Aimed at mobile Internet access, ARM has launched the Cortex-A5 processor, which is available with up to four cores.
"The Cortex-A5 processor scales from ultra low cost handsets and lifestyle internet devices all the way to consumer, embedded, and industrial devices - anything that can be connected to the internet," said Eric Schorn, v-p of marketing at ARM.
Few details are available.
It includes the firm's TrustZone security block and its 128-bit SIMD Neon multimedia engine, first introduced with the Cortex-A8.
"The single core Cortex-A5 provides a migration path for existing ARM926EJ-S and ARM1176JZ-S processor licensees," said the firm. "It offers nearly twice the power-efficiency relative to these predecessors."

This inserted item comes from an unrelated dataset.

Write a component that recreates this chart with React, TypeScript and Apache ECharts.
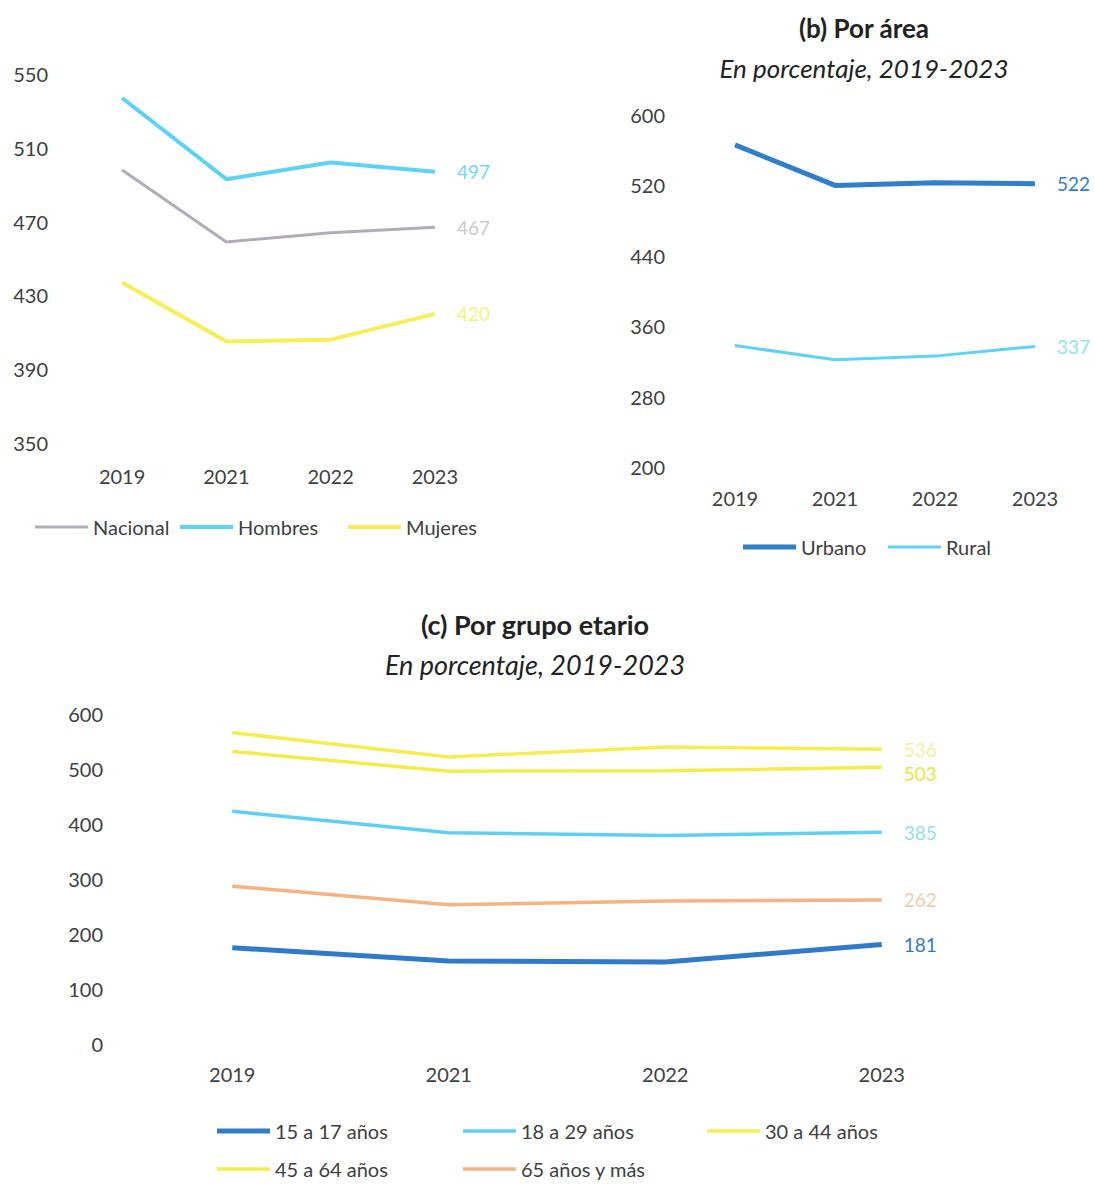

Along with the core, ARM had released a physical IP package for 40nm chips, including low-leakage, said the firm, logic libraries optimised for TSMC's 40LP process.
The core is compatible with existing Cortex-A tools and software, said ARM, including Android, Adobe Flash, Java Platform Standard Edition (Java SE), JavaFX, Linux, Microsoft Windows Embedded, Symbian and Ubuntu.
Industry insiders have seen ARM's lack of full Adobe Flash support as an impediment to acceptance in netbooks.
"The performance of the Cortex-A5 processor, when combined with Adobe's recently-announced support for Cortex-A profile processors in Flash Player 10.1, will allow users of ARM processor-based systems to view the same internet video content previously accessible only to users of x86-based systems," said Nathan Brookwood, research fellow at Insight 64, on behalf of ARM.
The processor has already been launched by Samsung, and un-named others, and delivery is slated for Q4 this year.
At the same time, ARM announced further intellectual property (IP) products in its AMBA family: a network interconnect, extensions to its dynamic memory controller, and a verification and performance exploration tool.
The network interconnect (NIC-301) majors on quality of service (QoS), said the firm, balancing latency with guaranteed bandwidth.
It is aimed at Cortex CPUs, Mali graphics processors (GPUs) and video processors.
The DMC-342 memory controller family adds support for LPDDR2 memories.
And the verification and performance exploration tool (VPE-301) enables 'what if' scenarios to be explored with Cortex-Mali-customer IP combinations prior to software or silicon availability.
It substitutes RTL with components that generate statistical traffic profiles.
A white paper "Traffic Management for Optimizing Media-Intensive SoCs" is available.